I do not quite get what your wanted output is here. This is how Regex behave, nothing dataview does on its own. When I get your shared link correctly, you are using the PHP flavor of regex, not the Javascript one. Obsidian is running on JS, therefore regular expressions are evaluated on the JS flavour. If I switch to JS flavor, your regex does not seem to be valid anymore. There seem to be some mixed support of the unicode flag, so I am not quite sure if the engine Obsidian is running on is capable of the unicode syntax.

But anyway, you should be able to declare [A-ZÄÖÜ] as your character sets, if umlauts are your only concern. Try if regexmatch("^[A-ZÄÖÜ][A-ZÄÖÜ][A-ZÄÖÜ]{0,4}$", file.name) does the job - and by the way, you should be able to write your regex a bit shorter like

regexmatch("^[A-ZÄÖÜ]{2,6}$", file.name)

Would that fulfill your requirement?

cschaba commented 1 year ago

Hi s-blu,

my point is that the Unicode Regex \p{Lu} seems to be not working.

Yes using the Umlaut like you have suggested would be a solution for me, but the clean way would be to use the Unicode Regex to allow any unicode character e.g. Chinese, Cyrillic or whatever. That was my point :)

About Unicode in Regex see the descriptions here: https://www.regular-expressions.info/unicode.html

thanks for reply

holroy commented 1 year ago

I second the ability to use the Unicode Property Escapes, so that one is able to match non-english, but still legal word characters (and a whole bunch of other stuff) through regex within Dataview.

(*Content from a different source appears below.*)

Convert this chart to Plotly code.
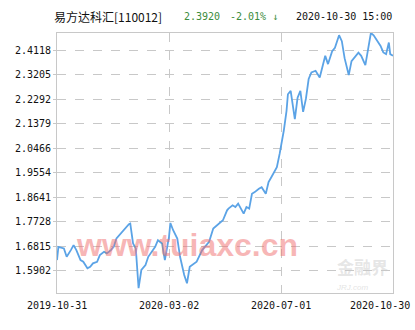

For more information on the subject of Unicode Property Escapse, see https://developer.mozilla.org/en-US/docs/Web/JavaScript/Guide/Regular_Expressions/Unicode_Property_Escapes, and the list of links at the bottom. This feature request/issue is mainly targeting all non-english writers with a need to do regex against their local language, and the special characters that language has.

xDovos commented 1 year ago

i found another use where i need the unicode property. writing filename comparisons with filenames that are emoji infested. the bad line is that here is just a "g" and not "gu" https://github.com/blacksmithgu/obsidian-dataview/blob/b243f8ce78e08998479ae9d72a0cd11b21fd1c1a/src/expression/functions.ts#L527

fzadow commented 9 months ago

Here ist my use case, maybe it helps to clarify the issue:

In a dataview query I use

TABLE WITHOUT ID
    regexreplace(Tasks.text, "[📅⏳🛫⏫🔼🔽].*$", "") AS "Task",
...

The idea is to remove anything from the task name after (and including) one of the 6 unicode characters in the expression. While this works well, it will also match other characters such as 👤. A task such as "- [ ] Ask [[👤Anne]] for advice" will be rendered as "Ask [[".

Proposed solution

regexreplace() calls String.prototype.replace() without the u flag. Adding the flag in https://github.com/blacksmithgu/obsidian-dataview/blob/b87858020ae1b7d87d14a7f9f847bcd8cc5a7438/src/expression/functions.ts#L578 would solve the problem (I'm not saying it won't create a couple of new ones along the way, so maybe make that flag optional :) ).